* ShaunR [2010-01-11 10:21]:
> > WHY????
>
>* I'd like to restrict each user to only be able to spool so many messages.
Like, per hour?
>* I'd like each user to have a disk quota
Then you don't only need separate spools, you also need to run exim as
separate users.
>* wanted to easily be able to see how many messages a user owns in the
>queue.
You have list of domains that a particular user owns. So, you list the
messages in the queue, pick out those messages which are addressed to
those domains and count them.
>* wanted to easily be able to force delivery to only that users queue.
You have list of domains that a particular user owns. So, you list the
messages in the queue, pick out those messages which are addressed to
those domains and ask exim to deliver those messages.
>Manly for management, i know this is a odd ball setup, if you guys have
>any better ideas I'm all ears. I'm not stuck on this setup.

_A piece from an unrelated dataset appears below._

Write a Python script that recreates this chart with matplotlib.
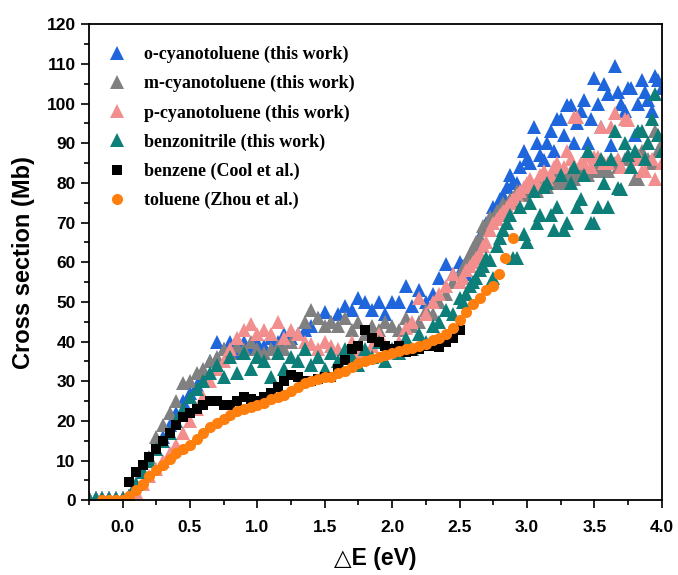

You say, a better approach? Just some thoughts of the top of my had. I'm
not saying better, but at least different and IMHO *a lot* easier to
manage.
I'd try to deliver to the primary host first and if this fails, I'd
*deliver* the message in a local mailbox or maildir, which would belong
to a given user. That mailbox/maildir would be the spool. Then I'd have
a process that periodically tries to deliver messages in the
mailbox/maildir.
This setup I described gives you ability to enforce quota
(count+storage), count messages and deliver them.